Naoki Nariai (email@example.com)
Simon Kasif (firstname.lastname@example.org)
Bioinformatics Program, Boston University, 44 Cummington St., Boston, MA 02215, USA
Department of Biomedical Engineering, Boston University, 44 Cummington St., Boston, MA 02215, USA
Although whole-genome sequencing of many organisms has been completed, numerous newly discovered genes are still functionally unknown. Using high-throughput data such as protein-protein interaction (PPI) information to assign putative protein function to the unknown genes has been proposed, since in many cases it is not feasible to annotate the newly discovered genes by sequence-based approaches alone. In addition to PPI data, information such as protein localization within a cell may be employed to improve protein function prediction in two ways: 1) By using such localization information as a direct indicator of protein function (e.g. nucleolus localized proteins might be involved in ribosome biogenesis), and 2) by refining noisy PPI data by localization information. In the latter case, localization information may be used to distinguish different types of PPIs: Namely, interactions between co-localized proteins (more reliable), and interactions between differently localized proteins (potentially less reliable).

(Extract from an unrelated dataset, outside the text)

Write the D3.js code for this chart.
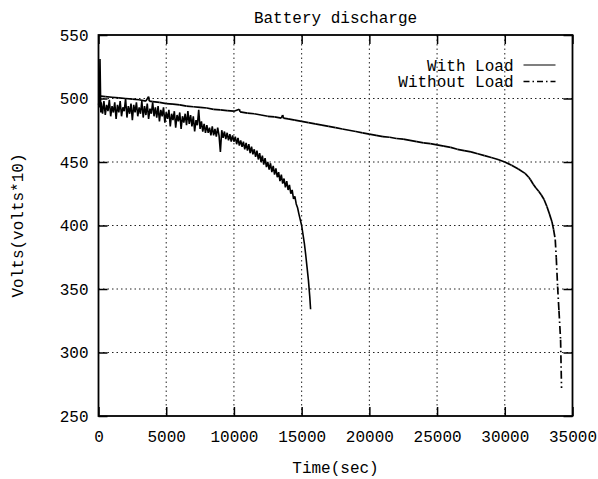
<!DOCTYPE html>
<html>
<head>
<meta charset="utf-8">
<script src="https://cdn.jsdelivr.net/npm/d3@7"></script>
<style>
  body { margin: 0; background: #fff; }
  svg text { font-family: "Liberation Mono", "Courier New", monospace; fill: #000; }
</style>
</head>
<body>
<svg width="598" height="479"></svg>
<script>
// [time (sec), volts*10]
var withLoad = [
  [0,496],[60,493],[110,531],[170,489],[200,497],[300,488],[400,498],[500,487],[600,495],[700,490],[800,499],[900,486],
  [1000,494],[1100,489],[1200,497],[1300,484],[1400,495],[1500,489],[1600,498],[1700,486],[1800,493],[1900,490],
  [2000,500],[2100,485],[2200,494],[2300,488],[2400,496],[2500,483],[2600,495],[2700,489],[2800,497],[2900,486],
  [3000,493],[3100,488],[3200,498],[3300,485],[3400,494],[3500,487],[3600,496],[3700,484],[3800,492],[3900,488],
  [4000,497],[4100,486],[4200,493],[4300,485],[4400,494],[4500,482],[4600,491],[4700,486],[4800,493],[4900,481],
  [5000,489],[5100,484],[5200,491],[5300,478],[5400,488],[5500,483],[5600,490],[5700,477],[5800,487],[5900,482],
  [6000,489],[6100,476],[6200,486],[6300,481],[6400,488],[6500,479],[6600,490],[6700,480],[6800,487],[6900,478],
  [7000,486],[7100,474],[7200,483],[7300,479],[7400,491],[7500,476],[7600,482],[7700,474],[7800,480],[7900,473],
  [8000,479],[8100,473],[8200,477],[8300,471],[8400,478],[8500,471],[8600,476],[8700,470],[8800,477],[8900,471],
  [9000,458],[9100,475],[9200,469],[9300,474],[9400,468],[9500,473],[9600,467],[9700,472],[9800,466],[9900,471],
  [10000,466],[10100,470],[10200,464],[10300,469],[10400,463],[10500,467],[10600,462],[10700,466],[10800,460],[10900,465],
  [11000,459],[11100,464],[11200,457],[11300,462],[11400,456],[11500,460],[11600,454],[11700,459],[11800,452],[11900,457],
  [12000,450],[12100,455],[12200,448],[12300,453],[12400,446],[12500,450],[12600,444],[12700,449],[12800,442],[12900,447],
  [13000,440],[13100,445],[13200,438],[13300,442],[13400,435],[13500,440],[13600,433],[13700,437],[13800,430],[13900,435],
  [14000,428],[14100,432],[14200,425],[14300,428],[14400,421],[14500,423],[14600,417],[14700,414],[14800,409],[15000,400],
  [15200,386],[15300,377],[15400,367],[15500,357],[15600,344],[15660,334]
];

var withoutLoad = [
  [0,502],[500,501.5],[1000,501],[1500,500.5],[2000,500],[2500,499.5],[3000,499],[3500,498],[3700,501.5],[3750,498],
  [4000,497.5],[4500,497],[5000,496],[5500,495.5],[6000,495],[6500,494],[7000,493.5],[7500,493],[8000,492.5],[8500,491.5],
  [9000,491],[9500,490.5],[10000,490],[10400,491.5],[10450,489.5],[11000,488.5],[11500,488],[12000,487],[12500,486],[13000,485.5],
  [13500,484.5],[13600,487],[13650,484.5],[14000,484],[14500,483],[15000,482],[15500,481],[16000,480],[16500,479],[17000,478],
  [17500,477],[18000,476],[18500,475],[19000,474],[19500,473],[20000,472],[20500,471],[21000,470],[21500,469.5],[22000,468.5],
  [22500,468],[23000,467],[23500,466],[24000,465],[24500,464.5],[25000,463.5],[25500,462.5],[26000,461.5],[26500,460],[27000,459],
  [27500,458],[28000,456.5],[28500,455],[29000,453.5],[29500,452],[30000,450],[30500,447.5],[31000,444.5],[31500,441],[31765,438],
  [31900,436],[32100,432.5],[32300,429.5],[32500,427],[32700,424],[32900,420.5],[33110,415],[33300,409],[33480,403],[33600,397],
  [33725,389],[33800,375],[33900,352],[34000,333],[34120,310],[34190,272]
];

var xTicks = [0, 5000, 10000, 15000, 20000, 25000, 30000, 35000],
    yTicks = [250, 300, 350, 400, 450, 500, 550],
    seriesNames = ["With Load", "Without Load"];

var svg = d3.select("svg"),
    margin = { top: 35, right: 25.5, bottom: 63, left: 98.5 },
    width = svg.attr("width") - margin.left - margin.right,
    height = svg.attr("height") - margin.top - margin.bottom;

var x = d3.scaleLinear().domain([0, 35000]).range([0, width]),
    y = d3.scaleLinear().domain([250, 550]).range([height, 0]);

var g = svg.append("g")
    .attr("transform", "translate(" + margin.left + "," + margin.top + ")");

var dashDot = "8,3,1.5,3";

// dotted grid
g.selectAll(".gx")
    .data(xTicks.slice(1, -1))
    .enter().append("line")
    .attr("x1", d => x(d)).attr("x2", d => x(d))
    .attr("y1", 0).attr("y2", height)
    .attr("stroke", "#222").attr("stroke-dasharray", "1.5,3");

g.selectAll(".gy")
    .data(yTicks.slice(1, -1))
    .enter().append("line")
    .attr("x1", 0).attr("x2", width)
    .attr("y1", d => y(d)).attr("y2", d => y(d))
    .attr("stroke", "#222").attr("stroke-dasharray", "1.5,3");

// axes, ticks pointing inward on all four sides
function styleAxis(sel) {
    sel.select(".domain").remove();
    sel.selectAll(".tick line").attr("stroke", "#000").attr("stroke-width", 1.5);
    sel.selectAll("text").attr("font-family", "Liberation Mono, Courier New, monospace").attr("font-size", 16).attr("fill", "#000");
}

g.append("g")
    .attr("transform", "translate(0," + height + ")")
    .call(d3.axisBottom(x).tickValues(xTicks).tickSize(-9).tickPadding(15).tickFormat(d3.format("d")))
    .call(styleAxis);

g.append("g")
    .call(d3.axisLeft(y).tickValues(yTicks).tickSize(-9).tickPadding(10).tickFormat(d3.format("d")))
    .call(styleAxis);

g.append("g")
    .call(d3.axisTop(x).tickValues(xTicks).tickSize(-9).tickFormat(""))
    .call(styleAxis);

g.append("g")
    .attr("transform", "translate(" + width + ",0)")
    .call(d3.axisRight(y).tickValues(yTicks).tickSize(-9).tickFormat(""))
    .call(styleAxis);

// With Load: plain line
var line = d3.line().x(d => x(d[0])).y(d => y(d[1]));

g.append("path")
    .datum(withLoad)
    .attr("d", line)
    .attr("fill", "none")
    .attr("stroke", "#000")
    .attr("stroke-width", 1.6)
    .attr("stroke-linejoin", "bevel");

// Without Load: dash-dot, pattern restarts on every segment
g.selectAll(".seg")
    .data(d3.pairs(withoutLoad))
    .enter().append("line")
    .attr("x1", d => x(d[0][0])).attr("y1", d => y(d[0][1]))
    .attr("x2", d => x(d[1][0])).attr("y2", d => y(d[1][1]))
    .attr("stroke", "#000")
    .attr("stroke-width", 1.7)
    .attr("stroke-dasharray", dashDot);

// border
g.append("rect")
    .attr("width", width).attr("height", height)
    .attr("fill", "none").attr("stroke", "#000").attr("stroke-width", 1.8);

// legend
var legend = g.selectAll(".legend")
    .data(seriesNames)
    .enter().append("g")
    .attr("transform", (d, i) => "translate(0," + (30 + i * 16.5) + ")");

legend.append("text")
    .attr("x", 415)
    .attr("dy", "0.35em")
    .attr("text-anchor", "end")
    .attr("font-size", 16)
    .text(d => d);

legend.append("line")
    .attr("x1", 425).attr("x2", 457)
    .attr("stroke", "#000")
    .attr("stroke-width", (d, i) => i ? 1.4 : 1.2)
    .attr("stroke-dasharray", (d, i) => i ? "6,3,1.5,3" : null);

// titles
svg.append("text")
    .attr("x", margin.left + width / 2)
    .attr("y", 23)
    .attr("text-anchor", "middle")
    .attr("font-size", 16)
    .text("Battery discharge");

svg.append("text")
    .attr("x", margin.left + width / 2)
    .attr("y", 473)
    .attr("text-anchor", "middle")
    .attr("font-size", 16)
    .text("Time(sec)");

svg.append("text")
    .attr("transform", "rotate(-90)")
    .attr("x", -margin.top - height / 2)
    .attr("y", 23)
    .attr("text-anchor", "middle")
    .attr("font-size", 16)
    .text("Volts(volts*10)");
</script>
</body>
</html>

In this paper, we propose a probabilistic method to predict protein function from PPI data and localization information. A Bayesian network is used to model dependencies between protein function, PPI data and localization information. We showed in our cross-validation experiment that in some cases, our method (conditioning PPI data by localization information) significantly improves prediction precision, as compared to a simple Naive Bayes method that assumes PPI data and localization information are conditionally independent given protein function. Finally, we predicted 57 unknown genes as “ribosome biogenesis” proteins.